Now there was a way to make the medicine go down. The next night, the squid were laced with hundreds of 500-mg. tablets of an antibiotic. The diver hand-fed Physty nightly until more than five pounds of antibiotics were in the whale's system.
"I'm the person who put my hand in Physty's mouth," says Sandlofer, whose museum features an exhibit and video that tells the whale's story. "I know that whale trusted me and I trusted him. I was touched by a whale and I'll never forget it."
Physty left Long Island 17 years ago, at 1:45 p.m. on the 25th of April, 1981, as thousands of humans cheered from the dock. "Go Physty, go. Go," they yelled, lost in the group dynamic of the first successful effort in the United States to nurse a stranded whale back to health and send it out to sea.
Physty was herded out of the basin by a flotilla of ships that included three Coast Guard vessels and an inflatable skiff. He stopped three times and flicked his tail. When he was about 100 feet from the basin, Physty rolled over and gave three strong calls and blew spray from his blowhole.
"Whale gone bye-bye," a 3-year-old watching from his father's shoulders cried out. And Physty swam home.
It would be nice to think that Physty spread his own legend among his species -- the story of a fish-shaped island of two-legged mammals who cared. It is a romantic thought, and it has not been lost on Sam Sadove, whose very calling -- the saving of aquatic creatures -- is a measure of how far we have come from the days when Long Islanders went into the sea to kill whales. Normally, the down-to-sea scientist does not like to attribute human characteristics to wildlife, but it seems different when it comes to Physty.
"It's hard to say if Physty has a memory of his time on Long Island," he says. "He was a young whale and maybe like with humans, memory from youth is thin. Is it possible that Physty has that ability to remember? There's no real way of knowing. But I can tell you this. When you look into the eye of a sperm whale, you get a sense that there's something going on in there. Does Physty remember? Even if it's just a fanciful thought, it's a nice thought."

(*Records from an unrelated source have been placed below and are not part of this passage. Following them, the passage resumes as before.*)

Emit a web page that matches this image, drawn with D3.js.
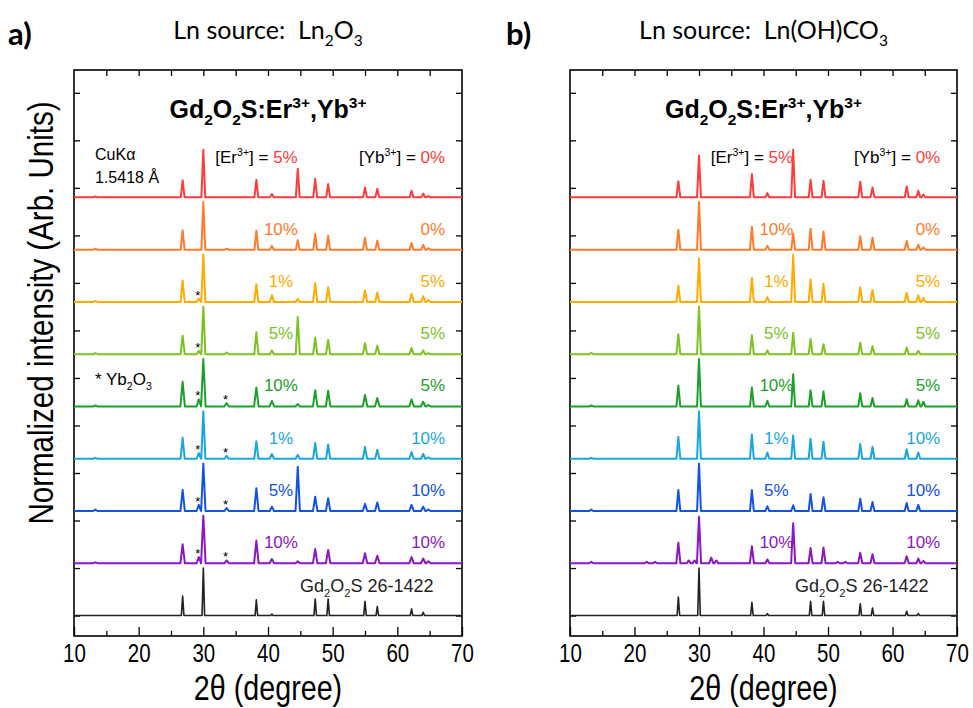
<!DOCTYPE html>
<html>
<head>
<meta charset="utf-8">
<script src="https://cdn.jsdelivr.net/npm/d3@7"></script>
<style>
body { margin: 0; background: #fff; }
svg { display: block; }
text { font-family: Arial, "Liberation Sans", sans-serif; }
</style>
</head>
<body>
<svg id="chart" width="973" height="708"></svg>
<script>
// peak positions (2theta, degree) shared by all the patterns
var peakPos = [13.3, 21.9, 23.2, 26.8, 28.4, 29.3, 30.0, 31.9, 32.7, 33.6, 38.2, 40.6, 44.6,
               47.3, 49.3, 51.5, 52.7, 55.0, 56.9, 62.2, 64.0, 64.8];

// panel a) Ln2O3 source, normalized peak heights (top row first)
var aRed    = [0.02,0,0,0.36,0,0,1.00,0,0,0,   0.37,0.07,0.60,0.39,0.28,0,0,0.21,0.18,0.14,0.08,0.03];
var aOrange = [0.02,0,0,0.41,0,0,1.00,0,0,0.02,0.40,0.08,0.20,0.33,0.29,0,0,0.25,0.19,0.14,0.10,0.03];
var aYellow = [0.02,0,0,0.45,0,0.07,1.00,0,0,0,0.37,0.14,0.06,0.40,0.31,0,0,0.24,0.20,0.17,0.12,0.04];
var aLgreen = [0.02,0,0,0.39,0,0.07,1.00,0,0,0.035,0.46,0.08,0.78,0.35,0.30,0,0,0.23,0.18,0.13,0.08,0.02];
var aGreen  = [0.02,0,0,0.52,0,0.15,1.00,0,0,0.07,0.40,0.12,0.05,0.34,0.33,0,0,0.24,0.18,0.15,0.10,0.03];
var aCyan   = [0.02,0,0,0.44,0,0.12,1.00,0,0,0.06,0.37,0.10,0.08,0.33,0.30,0,0,0.25,0.19,0.14,0.10,0.03];
var aBlue   = [0.03,0,0,0.44,0,0.13,1.00,0,0,0.06,0.48,0.09,0.93,0.30,0.27,0,0,0.15,0.18,0.13,0.09,0.03];
var aPurple = [0.02,0,0,0.40,0,0.13,1.00,0,0,0.06,0.48,0.09,0.04,0.30,0.28,0,0,0.21,0.16,0.13,0.10,0.04];
var aBlack  = [0,0,0,0.41,0,0,1.00,0,0,0,      0.33,0.03,0,   0.35,0.35,0,0,0.30,0.19,0.14,0.07,0];

// panel b) Ln(OH)CO3 source
var bRed    = [0,0,0,0.34,0,0,0.88,0,0,0,   0.49,0.09,1.00,0.37,0.35,0,0,0.33,0.21,0.23,0.14,0.06];
var bOrange = [0,0,0,0.42,0,0,1.00,0,0,0,   0.48,0.08,0.34,0.44,0.38,0,0,0.28,0.25,0.18,0.10,0.05];
var bYellow = [0,0,0,0.34,0,0,0.92,0,0,0,   0.51,0.10,1.00,0.47,0.38,0,0,0.31,0.25,0.19,0.14,0.08];
var bLgreen = [0.03,0,0,0.42,0,0,1.00,0,0,0,0.40,0.08,0.45,0.32,0.21,0,0,0.24,0.17,0.14,0.07,0];
var bGreen  = [0.02,0,0,0.44,0,0,1.00,0,0,0,0.40,0.12,0.68,0.34,0.32,0,0,0.28,0.18,0.15,0.13,0.10];
var bCyan   = [0.02,0,0,0.46,0,0,1.00,0,0,0,0.51,0.13,0.49,0.42,0.36,0,0,0.31,0.25,0.20,0.13,0];
var bBlue   = [0.03,0,0,0.44,0,0,1.00,0,0,0,0.44,0.10,0.12,0.36,0.29,0,0,0.26,0.19,0.17,0.13,0];
var bPurple = [0.03,0.03,0.03,0.43,0.06,0.06,0.98,0.12,0.06,0,0.36,0.08,0.84,0.32,0.33,0.03,0.03,0.22,0.19,0.15,0.10,0.05];
var bBlack  = [0,0,0,0.39,0,0,1.00,0,0,0,   0.28,0.04,0,   0.30,0.30,0,0,0.25,0.16,0.09,0.04,0];

var seriesColors = ["#ff3c3c", "#ff7b2c", "#ffab00", "#7dc21f", "#1ba12a", "#19a6dc", "#1452e0", "#8c16c4", "#222222"];
var erLabels = ["5%", "10%", "1%", "5%", "10%", "1%", "5%", "10%"];
var ybLabels = ["0%", "0%", "5%", "5%", "5%", "10%", "10%", "10%"];
// Yb2O3 impurity marks in panel a: [row, 2theta]
var starMarks = [[2, 29.3], [3, 29.3], [4, 29.3], [4, 33.6], [5, 29.3], [5, 33.6],
                 [6, 29.3], [6, 33.6], [7, 29.3], [7, 33.6]];
var xMajor = [10, 20, 30, 40, 50, 60, 70];
var xMinor = [15, 25, 35, 45, 55, 65];

var svg = d3.select("#chart");
var rowStep = 1.1;

var y = d3.scaleLinear().domain([-0.43, 11.48]).range([636, 70]);

function richText(sel, parts, size) {
    var cur = 0;
    parts.forEach(function(p) {
        var shift = p[1] == "sub" ? size * 0.28 : (p[1] == "sup" ? -size * 0.42 : 0);
        var t = sel.append("tspan")
            .attr("dy", shift - cur)
            .style("font-size", (p[1] == "n" ? size : size * 0.62) + "px")
            .text(p[0]);
        if (p[2]) t.attr("fill", p[2]);
        cur = shift;
    });
}

function drawPanel(opts) {
    var x = d3.scaleLinear().domain([10, 70]).range([opts.left, opts.right]);
    var mid = (opts.left + opts.right) / 2;
    var g = svg.append("g");

    // panel letter and heading
    g.append("text").attr("x", opts.letterX).attr("y", 45)
        .style("font-family", "Lato, 'Open Sans', sans-serif")
        .style("font-weight", "bold").style("font-size", "31px").text(opts.letter);
    var head = g.append("text").attr("x", mid).attr("y", 39)
        .attr("text-anchor", "middle")
        .style("font-family", "Lato, 'Open Sans', sans-serif")
        .style("white-space", "pre");
    richText(head, opts.heading, 25);

    // axes, ticks inward
    function clean(a) { a.select(".domain").remove(); a.selectAll("line").attr("stroke-width", 1.3); }
    g.append("g").attr("transform", "translate(0,636)")
        .call(d3.axisBottom(x).tickValues(xMinor).tickSize(-5).tickFormat("")).call(clean);
    var bottom = g.append("g").attr("transform", "translate(0,636)")
        .call(d3.axisBottom(x).tickValues(xMajor).tickSizeInner(-9).tickSizeOuter(0).tickPadding(8));
    clean(bottom);
    bottom.attr("font-family", null);
    bottom.selectAll("text").style("font-size", "25px").attr("fill", "#000")
        .attr("transform", "scale(0.82,1)");
    g.append("g").attr("transform", "translate(0,70)")
        .call(d3.axisTop(x).tickValues(xMinor.concat(xMajor.slice(1, 6))).tickSize(-6).tickFormat("")).call(clean);
    g.append("g").attr("transform", "translate(" + opts.left + ",0)")
        .call(d3.axisLeft(y).tickValues(d3.range(0, 12)).tickSize(-6).tickFormat("")).call(clean);
    g.append("g").attr("transform", "translate(" + opts.right + ",0)")
        .call(d3.axisRight(y).tickValues(d3.range(0, 12)).tickSize(-6).tickFormat("")).call(clean);

    g.append("rect").attr("x", opts.left).attr("y", 70)
        .attr("width", opts.right - opts.left).attr("height", 566)
        .attr("fill", "none").attr("stroke", "#000").attr("stroke-width", 1.6);

    // patterns
    var line = d3.line().x(function(d) { return x(d[0]); }).y(function(d) { return y(d[1]); });
    opts.series.forEach(function(hs, i) {
        var base = (8 - i) * rowStep;
        var w = Math.min(opts.widths[i], 0.35);
        var pts = [[10, base], [70, base]];
        hs.forEach(function(h, k) {
            if (h <= 0) return;
            pts.push([peakPos[k] - w, base], [peakPos[k], base + h], [peakPos[k] + w, base]);
        });
        pts.sort(function(a, b) { return a[0] - b[0]; });
        g.append("path").attr("d", line(pts))
            .attr("fill", "none").attr("stroke", seriesColors[i])
            .attr("stroke-width", i == 8 ? 1.6 : 2).attr("stroke-linejoin", "round");
    });

    // row labels
    var first = g.append("text").attr("x", x(44.6)).attr("y", y(8 * rowStep) - 34)
        .attr("text-anchor", "end");
    richText(first, [["[Er", "n"], ["3+", "sup"], ["] = ", "n"], [erLabels[0], "n", seriesColors[0]]], 17);
    var firstYb = g.append("text").attr("x", x(67.4)).attr("y", y(8 * rowStep) - 34)
        .attr("text-anchor", "end");
    richText(firstYb, [["[Yb", "n"], ["3+", "sup"], ["] = ", "n"], [ybLabels[0], "n", seriesColors[0]]], 17);
    for (var i = 1; i < 8; i++) {
        var yy = y((8 - i) * rowStep) - 15;
        g.append("text").attr("x", x(42)).attr("y", yy).attr("text-anchor", "middle")
            .attr("fill", seriesColors[i]).style("font-size", "17px").text(erLabels[i]);
        g.append("text").attr("x", x(67.4)).attr("y", yy).attr("text-anchor", "end")
            .attr("fill", seriesColors[i]).style("font-size", "17px").text(ybLabels[i]);
    }

    var ref = g.append("text").attr("x", x(65.6)).attr("y", 592).attr("text-anchor", "end")
        .attr("fill", "#222");
    richText(ref, [["Gd", "n"], ["2", "sub"], ["O", "n"], ["2", "sub"], ["S 26-1422", "n"]], 18);

    var title = g.append("text").attr("x", mid).attr("y", 118).attr("text-anchor", "middle")
        .style("font-weight", "bold");
    richText(title, [["Gd", "n"], ["2", "sub"], ["O", "n"], ["2", "sub"], ["S:Er", "n"], ["3+", "sup"],
                     [",Yb", "n"], ["3+", "sup"]], 25);

    g.append("text").attr("transform", "translate(" + mid + ",700) scale(0.82,1)")
        .attr("text-anchor", "middle").style("font-size", "35px").text("2\u03b8 (degree)");

    return { g: g, x: x };
}

var pa = drawPanel({
    left: 74, right: 462, letter: "a)", letterX: 8,
    heading: [["Ln source:  Ln", "n"], ["2", "sub"], ["O", "n"], ["3", "sub"]],
    series: [aRed, aOrange, aYellow, aLgreen, aGreen, aCyan, aBlue, aPurple, aBlack],
    widths: [0.3, 0.3, 0.32, 0.32, 0.35, 0.32, 0.34, 0.35, 0.2]
});
var pb = drawPanel({
    left: 570, right: 957, letter: "b)", letterX: 506,
    heading: [["Ln source:  Ln(OH)CO", "n"], ["3", "sub"]],
    series: [bRed, bOrange, bYellow, bLgreen, bGreen, bCyan, bBlue, bPurple, bBlack],
    widths: [0.3, 0.3, 0.3, 0.3, 0.3, 0.3, 0.3, 0.32, 0.2]
});

// extra notes in panel a
pa.g.append("text").attr("x", 95).attr("y", 160).style("font-size", "16px").text("CuK\u03b1");
pa.g.append("text").attr("x", 95).attr("y", 183).style("font-size", "16px").text("1.5418 \u00c5");
var yb = pa.g.append("text").attr("x", 95).attr("y", 385);
richText(yb, [["* Yb", "n"], ["2", "sub"], ["O", "n"], ["3", "sub"]], 17);

var starRows = [aRed, aOrange, aYellow, aLgreen, aGreen, aCyan, aBlue, aPurple];
starMarks.forEach(function(s) {
    var h = starRows[s[0]][peakPos.indexOf(s[1])];
    pa.g.append("text").attr("x", pa.x(s[1]) - 1).attr("y", y((8 - s[0]) * rowStep + h) + 1)
        .attr("text-anchor", "middle").style("font-size", "13px").text("*");
});

// y axis title
svg.append("text").attr("transform", "translate(53,313) rotate(-90) scale(0.82,1)")
    .attr("text-anchor", "middle").style("font-size", "36px")
    .text("Normalized intensity (Arb. Units)");
</script>
</body>
</html>
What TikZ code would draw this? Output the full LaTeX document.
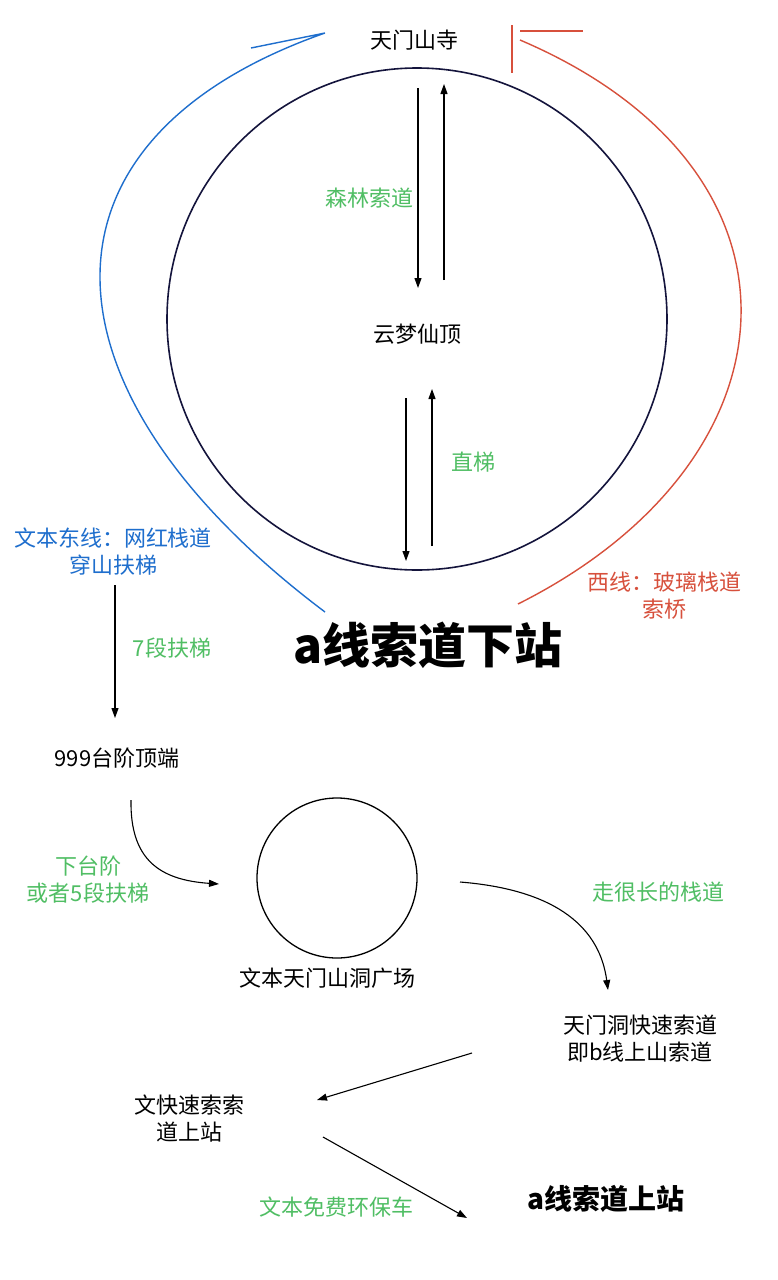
\documentclass[tikz,border=0pt]{standalone}
\usepackage{fontspec}
\setmainfont{Noto Sans CJK SC}
\usetikzlibrary{arrows.meta}
\definecolor{gr}{RGB}{80,190,100}
\definecolor{bl}{RGB}{30,110,205}
\definecolor{rd}{RGB}{215,80,60}
\definecolor{nv}{RGB}{20,20,60}
\begin{document}
\begin{tikzpicture}[x=1pt,y=-1pt,
  lbl/.style={font=\fontsize{22}{27}\selectfont,inner sep=0pt,align=center},
  big/.style={font=\fontsize{48}{54}\selectfont\bfseries,inner sep=0pt},
  arr/.style={-{Triangle[length=10pt,width=7pt]},line width=1.1pt}]
\useasboundingbox (0,0) rectangle (777,1280);
\fill[white] (0,0) rectangle (777,1280);
\draw[nv,line width=1.6pt] (417,319) ellipse [x radius=250,y radius=251];
\node[lbl] (si) at (414,40) {天门山寺};
\node[lbl] (ym) at (417,334) {云梦仙顶};
\node[lbl,gr] at (369,198) {森林索道};
\node[lbl,gr] at (473,462) {直梯};
\coordinate (a1) at (418,88); \coordinate (a2) at (418,288);
\draw[arr] (a1) -- (a2);
\coordinate (b1) at (444,280); \coordinate (b2) at (444,84);
\draw[arr] (b1) -- (b2);
\coordinate (c1) at (406,398); \coordinate (c2) at (406,561);
\draw[arr] (c1) -- (c2);
\coordinate (d1) at (432,546); \coordinate (d2) at (432,389);
\draw[arr] (d1) -- (d2);
\node[big] (xz) at (428,645) {a线索道下站};
\node[lbl,bl] at (113,552) {文本东线：网红栈道\\穿山扶梯};
\node[lbl,rd] at (664,596) {西线：玻璃栈道\\索桥};
% blue curve
\coordinate (bs) at (325,612); \coordinate (bt) at (325,33); \coordinate (bw) at (251,48);
\draw[bl,line width=1.4pt] (bs) .. controls (30,390) and (20,140) .. (bt) -- (bw);
% red curve
\coordinate (rs) at (518,604); \coordinate (rt) at (520,40);
\draw[rd,line width=1.4pt] (rs) .. controls (805,460) and (825,170) .. (rt);
\draw[rd,line width=1.4pt] (512,25) -- (512,73);
\draw[rd,line width=1.4pt] (520,31) -- (583,31);
\node[lbl,gr] at (172,648) {7段扶梯};
\coordinate (e1) at (115,585); \coordinate (e2) at (115,718);
\draw[arr] (e1) -- (e2);
\node[lbl] (td) at (117,758) {999台阶顶端};
\node[lbl,gr] at (88,880) {下台阶\\或者5段扶梯};
\coordinate (f1) at (131,800); \coordinate (f2) at (219,884);
\draw[arr] (f1) .. controls (130,860) and (160,880) .. (f2);
\draw[line width=1.3pt] (337,878) circle [radius=80];
\node[lbl] (gc) at (327,978) {文本天门山洞广场};
\node[lbl,gr] at (658,892) {走很长的栈道};
\coordinate (g1) at (460,882); \coordinate (g2) at (608,990);
\draw[arr] (g1) .. controls (560,890) and (600,930) .. (g2);
\node[lbl] (kd) at (640,1039) {天门洞快速索道\\即b线上山索道};
\coordinate (h1) at (472,1053); \coordinate (h2) at (317,1100);
\draw[arr] (h1) -- (h2);
\node[lbl] (ks) at (189,1119) {文快速索索\\道上站};
\coordinate (i1) at (323,1137); \coordinate (i2) at (467,1218);
\draw[arr] (i1) -- (i2);
\node[lbl,gr] at (336,1207) {文本免费环保车};
\node[font=\fontsize{28}{32}\selectfont\bfseries,inner sep=0pt] (ss) at (606,1199) {a线索道上站};
\end{tikzpicture}
\end{document}
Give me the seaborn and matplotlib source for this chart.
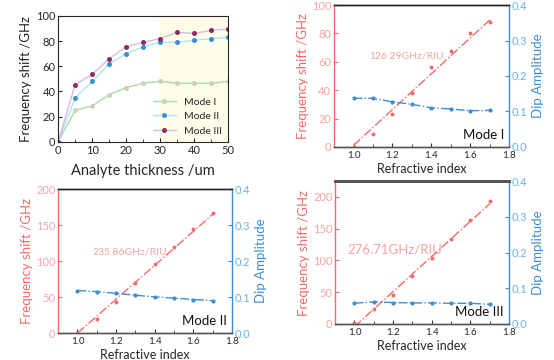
import numpy as np
import pandas as pd
import matplotlib
matplotlib.use("Agg")
import matplotlib.pyplot as plt
from matplotlib.ticker import MultipleLocator
import seaborn as sns

sns.set_style("ticks")
plt.rcParams['font.family'] = ['Lato', 'DejaVu Sans']
plt.rcParams['xtick.direction'] = 'in'
plt.rcParams['ytick.direction'] = 'in'

# panel (a): shift vs analyte thickness
thickness = [0, 5, 10, 15, 20, 25, 30, 35, 40, 45, 50]
mode1 = [0, 25, 28.5, 37.5, 43, 46.5, 48, 46.5, 46.5, 46.5, 48]
mode2 = [0, 35, 48, 62, 70, 75.5, 79, 79, 80.5, 82, 83]
mode3 = [0, 45.5, 53.5, 66, 75.5, 79, 82, 87, 86, 88.5, 89.5]
mode_names = ['Mode I', 'Mode II', 'Mode III']

# panels (b)-(d): shift and dip amplitude vs refractive index
ri = [1.0, 1.1, 1.2, 1.3, 1.4, 1.5, 1.6, 1.7]
shift = {
    'Mode I': [0, 9, 23.5, 38, 56, 67.5, 80, 88],
    'Mode II': [0, 20, 43, 69, 96, 120, 145, 166],
    'Mode III': [2, 24, 46, 75, 104, 134, 163, 193],
}
dip = {
    'Mode I': [0.137, 0.137, 0.127, 0.12, 0.11, 0.107, 0.102, 0.103],
    'Mode II': [0.118, 0.115, 0.11, 0.105, 0.1, 0.097, 0.093, 0.09],
    'Mode III': [0.058, 0.062, 0.06, 0.059, 0.059, 0.058, 0.058, 0.055],
}
sens = {'Mode I': 126.29, 'Mode II': 235.86, 'Mode III': 276.71}

RED = '#f26b6b'
RED_T = '#f5a3a3'
BLUE = '#3d8fd1'
BLUE_T = '#6fb0e3'

fig = plt.figure(figsize=(5.54, 3.6), dpi=100)

# ---- panel (a)
ax = fig.add_axes([0.105, 0.606, 0.307, 0.35])
ax.axvspan(30, 50, color='#fdfdea', zorder=0)
line_cols = ['#a9dba9', '#b3e3f0', '#d4bde3']
mark_cols = ['#cfd0b6', '#3a8fd0', '#8c2b5c']
df = pd.DataFrame({'x': thickness * 3,
                   'y': mode1 + mode2 + mode3,
                   'mode': np.repeat(mode_names, len(thickness))})
for name, lc, mc in zip(mode_names, line_cols, mark_cols):
    sns.lineplot(data=df[df['mode'] == name], x='x', y='y', ax=ax, color=lc,
                 lw=1.0, marker='o', ms=3.6, mfc=mc, mec=mc, mew=0, label=name)
ax.set_xlim(0, 50)
ax.set_ylim(0, 100)
ax.xaxis.set_major_locator(MultipleLocator(10))
ax.xaxis.set_minor_locator(MultipleLocator(5))
ax.yaxis.set_major_locator(MultipleLocator(20))
ax.tick_params(labelsize=8, length=3, pad=2)
ax.tick_params(which='minor', length=2)
ax.set_xlabel('Analyte thickness /um', fontsize=10.5, labelpad=6)
ax.set_ylabel('Frequency shift /GHz', fontsize=9.5, labelpad=3)
for s in ax.spines.values():
    s.set_linewidth(0.8)
ax.legend(loc='lower right', frameon=False, fontsize=7.5, handlelength=2.2,
          borderaxespad=0.2, labelspacing=0.5)

# ---- panels (b)-(d)
boxes = {
    'Mode I': [0.603, 0.592, 0.316, 0.394],
    'Mode II': [0.105, 0.075, 0.314, 0.40],
    'Mode III': [0.605, 0.10, 0.314, 0.397],
}
ylims = {'Mode I': (0, 100), 'Mode II': (0, 200), 'Mode III': (0, 225)}
ysteps = {'Mode I': 20, 'Mode II': 50, 'Mode III': 50}
txt_pos = {'Mode I': (1.27, 64), 'Mode II': (1.27, 112), 'Mode III': (1.21, 117)}
txt_size = {'Mode I': 7.5, 'Mode II': 7.5, 'Mode III': 9.5}

for name in mode_names:
    ax = fig.add_axes(boxes[name])
    ax2 = ax.twinx()
    x = np.array(ri)
    y = np.array(shift[name])
    b = y.mean() - sens[name] * x.mean()
    xf = np.array([1.0, 1.7])
    ax.plot(xf, sens[name] * xf + b, color=RED, lw=1.0, ls='-.', zorder=2)
    sns.scatterplot(x=ri, y=shift[name], ax=ax, color=RED, s=8,
                    linewidth=0, zorder=3)
    sns.lineplot(x=ri, y=dip[name], ax=ax2, color=BLUE, lw=1.0, ls='-.',
                 marker='o', ms=3, mew=0)
    ax.set_xlim(0.9, 1.8)
    ax.set_ylim(*ylims[name])
    ax2.set_ylim(0, 0.4)
    ax.xaxis.set_major_locator(MultipleLocator(0.2))
    ax.xaxis.set_minor_locator(MultipleLocator(0.1))
    ax.yaxis.set_major_locator(MultipleLocator(ysteps[name]))
    ax2.yaxis.set_major_locator(MultipleLocator(0.1))
    ax.tick_params(axis='x', labelsize=7, length=3, pad=3, color='#333333')
    ax.tick_params(axis='x', which='minor', length=2, color='#333333')
    ax.tick_params(axis='y', labelsize=8, length=3, pad=2, colors=RED,
                   labelcolor=RED_T)
    ax2.tick_params(axis='y', labelsize=8, length=3, pad=2, colors=BLUE,
                    labelcolor=BLUE_T)
    ax.set_xlabel('Refractive index', fontsize=9, labelpad=2)
    ax.set_ylabel('Frequency shift /GHz', fontsize=9.5, color=RED, labelpad=2)
    ax2.set_ylabel('Dip Amplitude', fontsize=9.5, color=BLUE, labelpad=3)
    ax.spines['left'].set_color(RED)
    ax.spines['right'].set_visible(False)
    ax2.spines['left'].set_visible(False)
    ax2.spines['right'].set_color(BLUE)
    ax.spines['top'].set_color('#222222')
    ax2.spines['top'].set_color('#222222')
    ax.spines['bottom'].set_color('#555555')
    ax2.spines['bottom'].set_color('#555555')
    for s in list(ax.spines.values()) + list(ax2.spines.values()):
        s.set_linewidth(1.0)
    if name == 'Mode III':
        ax.spines['top'].set_linewidth(2.0)
        ax2.spines['top'].set_linewidth(2.0)
        ax.spines['top'].set_color('#555555')
        ax2.spines['top'].set_color('#555555')
    tx, ty = txt_pos[name]
    ax.text(tx, ty, f'{sens[name]:.2f}GHz/RIU', color=RED_T,
            fontsize=txt_size[name], ha='center', va='center')
    ax.text(0.97, 0.04, name, transform=ax.transAxes, ha='right', va='bottom',
            fontsize=9.5, color='#111111')

fig.savefig('out.png', dpi=100)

Two years after Physty left our shores, Sam Sadove was on a sea-life survey flight over the Atlantic when he saw a group of sperm whales. One of them had the telltale marks left on Physty's tail by the nylon rope used to tow him into Captree Basin.
"Physty was seen alive," Sam Sadove says. "Exactly when and where I won't answer. It was a significant amount of time after the stranding for me to be sure he recovered. I saw the scar on the tail flukes -- and I knew it was Physty. He'll have those scars for as long as he lives. And a sperm whale can live for more than 70 years.
"I'd like to think Physty's still out there," says Sadove.
As would we all. It is nice to think that Physty is surging through the ocean, sounding in the deepest deeps and remembering the kindness of strangers. And if we believe in Physty, we can trust that our own tomorrow is out there, too, waiting on the far horizon.